Todo esto supone crecer en la propia fe y en la adhesión a Jesús, sobre todo por medio de los sacramentos que celebren y por la vida de oración. En especial la Liturgia de las Horas, debe ser una misión primordial del sacerdote, ya que han recibido de la Iglesia el mandato de celebrarla, pidiendo por ustedes y por tantas necesidades por las que pueden pedir cada día.

Sabemos que la ordenación sacerdotal debe tomar toda nuestra vida, nuestra persona y nuestro corazón.
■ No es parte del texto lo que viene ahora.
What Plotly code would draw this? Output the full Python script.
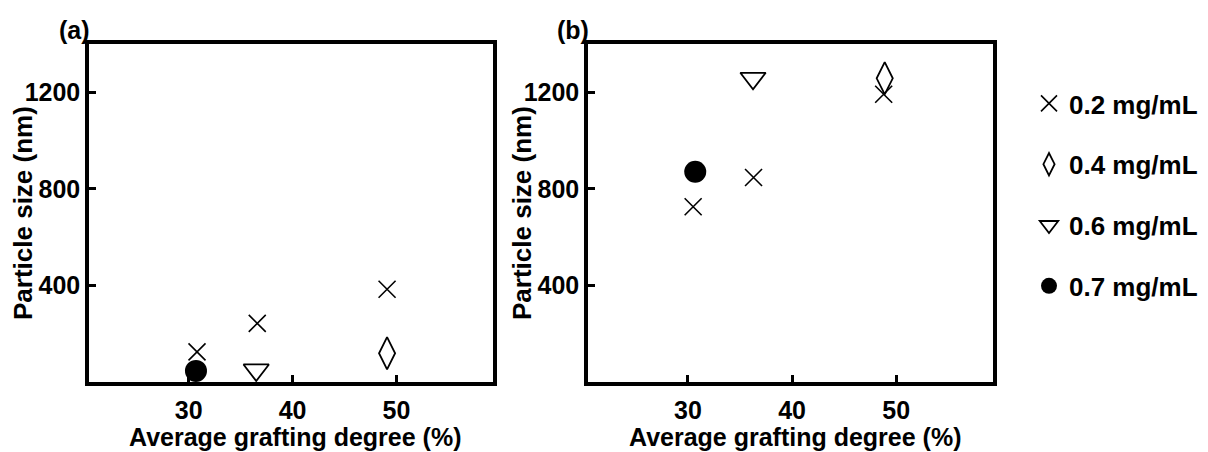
import plotly.graph_objects as go

# ---- data ----
conc_labels = ["0.2 mg/mL", "0.4 mg/mL", "0.6 mg/mL", "0.7 mg/mL"]

# panel (a)
a_x_02 = [30.8, 36.6, 49.1]
a_y_02 = [125, 243, 384]
a_x_04 = [49.1]
a_y_04 = [119]
a_x_06 = [36.5]
a_y_06 = [50]
a_x_07 = [30.7]
a_y_07 = [46]

# panel (b)
b_x_02 = [30.5, 36.3, 48.8]
b_y_02 = [726, 847, 1192]
b_x_04 = [48.9]
b_y_04 = [1258]
b_x_06 = [36.25]
b_y_06 = [1258]
b_x_07 = [30.7]
b_y_07 = [871]

x_ticks = [30, 40, 50]
y_ticks = [400, 800, 1200]
x_title = "Average grafting degree (%)"
y_title = "Particle size (nm)"
panel_labels = ["(a)", "(b)"]

FONT = "Liberation Sans, Arial, sans-serif"
W, H = 1208, 452

styles = [
    dict(symbol="x-thin-open", size=17, color="black", line=dict(width=1.6, color="black")),
    dict(symbol="diamond-tall-open", size=23, color="black", line=dict(width=1.8, color="black")),
    dict(symbol="triangle-down-open", size=22, color="black", line=dict(width=1.8, color="black")),
    dict(symbol="circle", size=22, color="black", line=dict(width=0, color="black")),
]

fig = go.Figure()

a_sets = [(a_x_02, a_y_02), (a_x_04, a_y_04), (a_x_06, a_y_06), (a_x_07, a_y_07)]
b_sets = [(b_x_02, b_y_02), (b_x_04, b_y_04), (b_x_06, b_y_06), (b_x_07, b_y_07)]

for i, (xs, ys) in enumerate(a_sets):
    fig.add_trace(go.Scatter(x=xs, y=ys, mode="markers", marker=styles[i],
                             name=conc_labels[i], legendgroup=str(i),
                             showlegend=True, cliponaxis=False,
                             xaxis="x", yaxis="y"))
for i, (xs, ys) in enumerate(b_sets):
    fig.add_trace(go.Scatter(x=xs, y=ys, mode="markers", marker=styles[i],
                             name=conc_labels[i], legendgroup=str(i),
                             showlegend=False, cliponaxis=False,
                             xaxis="x2", yaxis="y2"))

ydom = [1 - 382 / H, 1 - 44 / H]
xdom_a = [89 / W, 493 / W]
xdom_b = [588 / W, 993 / W]
xr = [20.4, 59.3]
yr = [0, 1400]

tickfont = dict(family=FONT, size=25, color="black", weight="bold")

def xaxis(dom, anchor):
    return dict(domain=dom, range=xr, anchor=anchor, tickvals=x_ticks,
                showline=True, mirror=True, linecolor="black", linewidth=3.5,
                ticks="inside", ticklen=7, tickwidth=3, tickcolor="black",
                showgrid=False, zeroline=False, tickfont=tickfont,
                ticklabelstandoff=3)

def yaxis(anchor):
    return dict(domain=ydom, range=yr, anchor=anchor, tickvals=y_ticks,
                showline=True, mirror=True, linecolor="black", linewidth=3.5,
                ticks="inside", ticklen=7, tickwidth=3, tickcolor="black",
                showgrid=False, zeroline=False, tickfont=tickfont,
                ticklabelstandoff=0)

annotations = []
bold26 = dict(family=FONT, size=26, color="black", weight="bold")
bold25 = dict(family=FONT, size=25, color="black", weight="bold")
for dom, lab in [(xdom_a, panel_labels[0]), (xdom_b, panel_labels[1])]:
    cx = (dom[0] + dom[1]) / 2
    annotations.append(dict(text=x_title, x=cx + 4 / W, y=0, xref="paper", yref="paper",
                            showarrow=False, font=bold25,
                            xanchor="center", yanchor="bottom", yshift=-1))
    annotations.append(dict(text=y_title, x=dom[0] - 66 / W, y=(ydom[0] + ydom[1]) / 2,
                            xref="paper", yref="paper", textangle=-90,
                            showarrow=False, font=bold26,
                            xanchor="center", yanchor="middle"))
    annotations.append(dict(text=lab, x=dom[0] - 15 / W, y=1 - 30 / H, xref="paper", yref="paper",
                            showarrow=False, font=bold25,
                            xanchor="center", yanchor="middle"))

fig.update_layout(
    width=W, height=H,
    margin=dict(l=0, r=0, t=0, b=0),
    paper_bgcolor="white", plot_bgcolor="white",
    xaxis=xaxis(xdom_a, "y"), yaxis=yaxis("x"),
    xaxis2=xaxis(xdom_b, "y2"), yaxis2=yaxis("x2"),
    annotations=annotations,
    showlegend=True,
    legend=dict(x=1029 / W, y=1 - 80 / H, xanchor="left", yanchor="top",
                font=bold26,
                tracegroupgap=24, traceorder="grouped", bgcolor="rgba(0,0,0,0)",
                itemwidth=30),
)

fig.write_html("out.html")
Tenemos conocimiento que cuando el tiempo de nuestra vida no es de Dios y para las cosas de Dios, cuando nuestra entrega sacerdotal es intermitente, y tiene permanentes vacíos, también nuestra vocación puede empezar a debilitarse o es prueba que ya se ha debilitado. Estamos llamados a ser hombres apasionados de Cristo, porque llevamos en nuestro corazón la fe y su amor.

Y finalmente, ahora que van a ser sacerdotes; los invito a renovar su devoción a la Madre de Dios, a la Madre y Reina Sma. del Rosario, cuya fiesta celebramos con tanto fervor en estos días. A Ella le suplicamos: “Vuelve a nosotros tus ojos misericordiosos”…y “muéstranos a Jesús”. Así sea.